Well I could put an encoder in both locations, but it should not be necessary, even with lots of backlash.

The issue with the motor and encoder separated by the backlash came down to servo tuning and the backlash interfering with it. When the servo drive would try to close the position loop it would not know that the motor shaft was moving until it hit the edge of the backlash and started to read movement on the gear box output shaft encoder. By this time there could be significant motor shaft speed achieved. This would create an oscillation that would be difficult to stabilize.

Now that the encoder is mounted directly on the motor shaft no such oscillation is possible. The backlash can now be dealt with in software easily. I am not using the index motion to cut anything, so as long as I can reasonably accurately position the turret, I don't care how much backlash there is. Once the turret is locked, and it will always be locked before cutting starts, the backlash is no longer an issue.

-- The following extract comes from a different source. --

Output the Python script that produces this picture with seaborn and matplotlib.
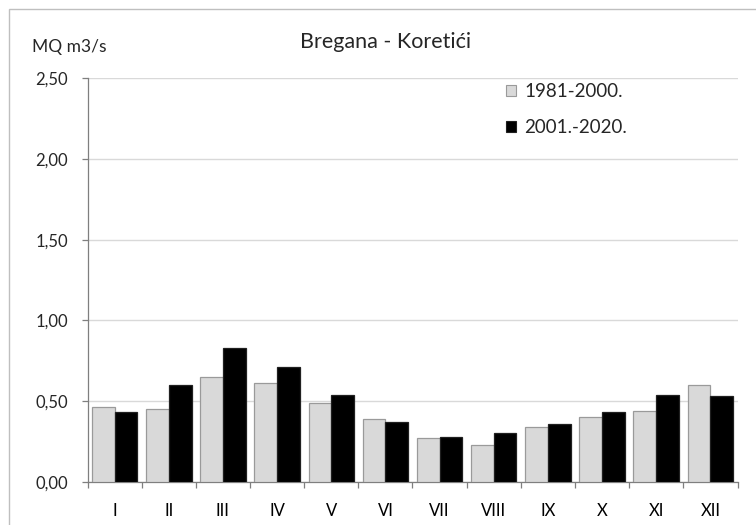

One of the beautiful things about the Hirth coupling is that the servo does not need to have perfect rotational accuracy on index. The thing can take a few deg. of misalignment and correct it in the clamp up movement. Once clamp has occurred, the index servo is disabled. At this point If the servo thinks it is out of position, because of small errors, it wont even try to correct the error until it is re-enabled at the next tool change request.

Hope that cleared up my thinking on this.
Thanks for the reply. I forgot about the Hirth coupling. And I can see your reasoning makes perfect sense.